In 1992, the Cronulla club extended their ground at Endeavour Field, adding a new stand to the ground at a cost of 2.5 million dollars. The club originally calling the stand the 'Western Endeavour' grandstand but with the retirement of Andrew Ettingshausen in 2000 the club decided to name it the 'Andrew Ettingshausen' stand in his honour.

2003 saw the Cronulla-Sutherland Sharks name the top ten Sharks legends of all-time as nominated by fans and picked by a panel of experts. Ettingshausen was named amongst the ten and was then further honoured by being picked as one of the three first immortals of the club along with Gavin Miller and Steve Rogers

===Television career===
With his retirement from rugby league, Ettingshausen launched his media career with his own television show on the Nine Network in 1997 titled, Escape with ET. The show is essentially a fishing show hosted by Ettingshausen though it also focuses on many water sports (such as white water rafting and wakeboarding), off-road 4WD driving and other outdoors activities.
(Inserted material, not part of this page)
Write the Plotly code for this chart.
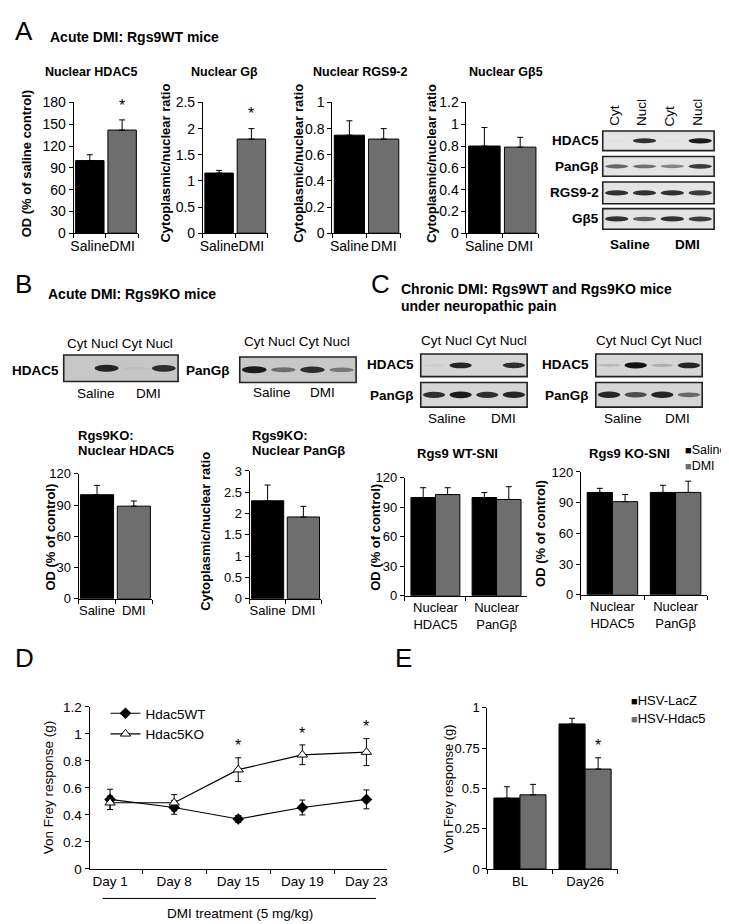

The show has been currently running for eight years to date and in 2005 moved to rival network Network Ten. It usually had a celebrity appearing on each episode including former professional rugby league footballers such as David Peachey and Ryan Girdler along with others including Paul Kelly, John Barnes and Layne Beachley.

In 2014, Ettingshausen won an Asian Television Award for best sports presenter.

In 2015, Ettingshausen hosted the four part Discovery Channel series Saltwater Heroes.

In 2019, Ettingshausen competed in the sixth season of Australian Survivor. He was eliminated on Day 14 and finished in 19th place.